История всемирной литературы в девяти томах: том пятый - страница 11
Совершенно очевидно, например, что, в отличие от стран Ближнего Востока и Юго — Восточной Азии, в литературах Восточной Азии (Дальнего Востока) мы встречаемся с такими новыми тенденциями, которые дают возможность для сопоставления с европейскими литературами.

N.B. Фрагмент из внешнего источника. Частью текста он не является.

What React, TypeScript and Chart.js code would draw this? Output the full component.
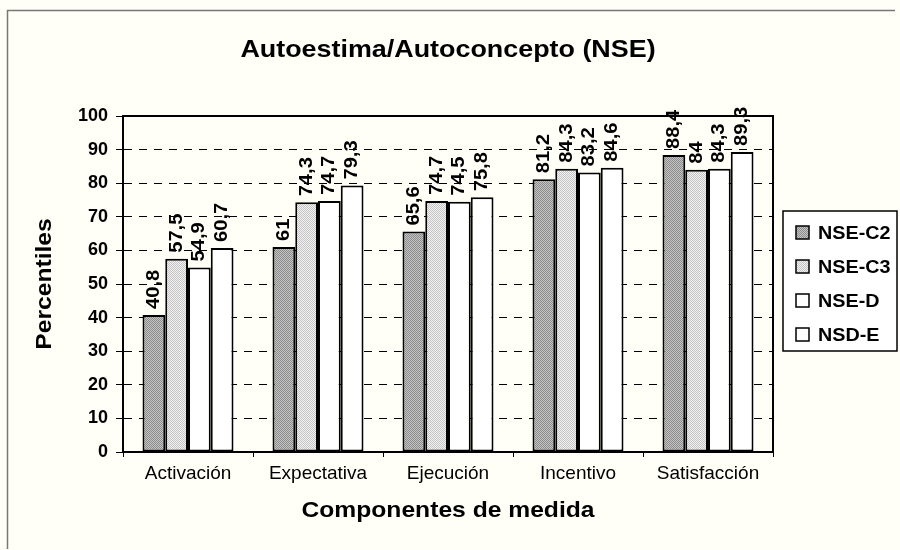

Причем в литературах этого региона речь идет не просто об изменении жанровых форм, — например, в прозе возникали широкие возможности для преодоления условности, символики и фантастики средневековой культуры, для сближения литературы с жизнью. Прозаические произведения становятся сложнее, богаче, постепенно снимается «плоскостность», характерная для средневековых повестей и историй. Однако в прозе стран Восточной Азии происходит лишь накопление качеств реалистического отражения действительности. Эти качества еще не складываются в четкую эстетическую систему. Примером может служить роман Цао Сюэ — циня «Сон в красном тереме» (изд. 1791), в котором критические моменты, недовольство героя окружающей действительностью вписываются в сложную систему даосских и буддийских символов. Символично само заглавие романа, и многозначны имена героев, воскрешающие мифологические представления далекой древности.
Новые формы эстетического освоения жизни, проявлявшиеся в прозе, в свою очередь, оказывали влияние на содержание и формы поэзии. В поэзию также проникают будни жизни, поэты все чаще обращаются к судьбе обыкновенного человека. Тем самым преодолевается пропасть, существовавшая в прошлом между поэтическими и прозаическими жанрами (последние считались «низменными»). Стремление к изображению будней жизни сближало — в самых общих чертах — литературу на двух крайних флангах евроазиатского континента — Европы и Дальнего Востока.
Эти процессы прослеживаются и в изобразительном искусстве XVIII в. Дидро в «Салонах» восхищался сентиментальным живописцем Грёзом, который «посылает свой талант повсюду — в шумные народные сборища, и в церкви, и на рынок, на гулянье, в дома, на улицы». Любимцем Дидро был и Шарден, героями которого были прачки, служанки, ремесленники. В России XVIII в. подлинного расцвета достиг реалистический живописный и скульптурный портрет (Д. Левицкий, Ф. Шубин).
Мировое признание завоевала японская гравюра XVII–XVIII вв., причем в XVIII в. углубляется психологическая трактовка человеческой личности. В истории японской живописи возникает особый термин — укиё-э. По буддийской терминологии это слово обозначало мирскую жизнь, бренную житейскую суету в противовес иррациональной «высшей действительности».
Героями гравюр Харунобу, Утамаро и других художников являются обыкновенные люди, чаще всего женщины. Представлены труд и быт людей. Так, Харунобу изображает очистку хлопка. Любопытно, что у одного из первых мастеров укиё-э — Моронобу есть гравюра, которая, как и картина Шардена, называется «Прачки», а другая — «Просушка белья».
Разумеется, художественный опыт был весьма неодинаковым у разных народов. Теоретики XVIII в. уже улавливали эти различия. Как отметил Гердер, «один народ понимает правдоподобие иначе, в иной форме и степени, чем другой». Но хотя представление о реализме как особом методе и направлении еще не сложилось, знамением времени уже в XVII в. стало обращение к будням жизни, стремление демократизировать тематику и героев.
Проблема литературного языка в XVIII в. не только сохраняет свое значение, но и — в отдельных районах мира — приобретает особую остроту. Борьба за национальный язык, разумеется, протекает по — разному в странах независимых и в странах угнетенных, в особенности тех, где осуществляется политика планомерного подавления национальной культуры.
У чехов, словаков, у южных славян речь шла прежде всего о борьбе за независимость своего народа, о возрождении национальной культуры, а это возрождение было немыслимо без утверждения и развития национального языка. Можно сказать, что в этих странах вопрос о языке приобретал политический смысл. Автор «Истории славеноболгарской» (1762) Паисий Хилендарский с особым возмущением говорит о тех болгарах, которые «переходят на чуждый язык и усваивают чуждые нравы», он называет их «отцеругателями» и требует возрождения болгарского языка, создания на нем произведений для народа. В утверждении болгарского языка для него залог подъема национального сознания и грядущего обретения государственной независимости.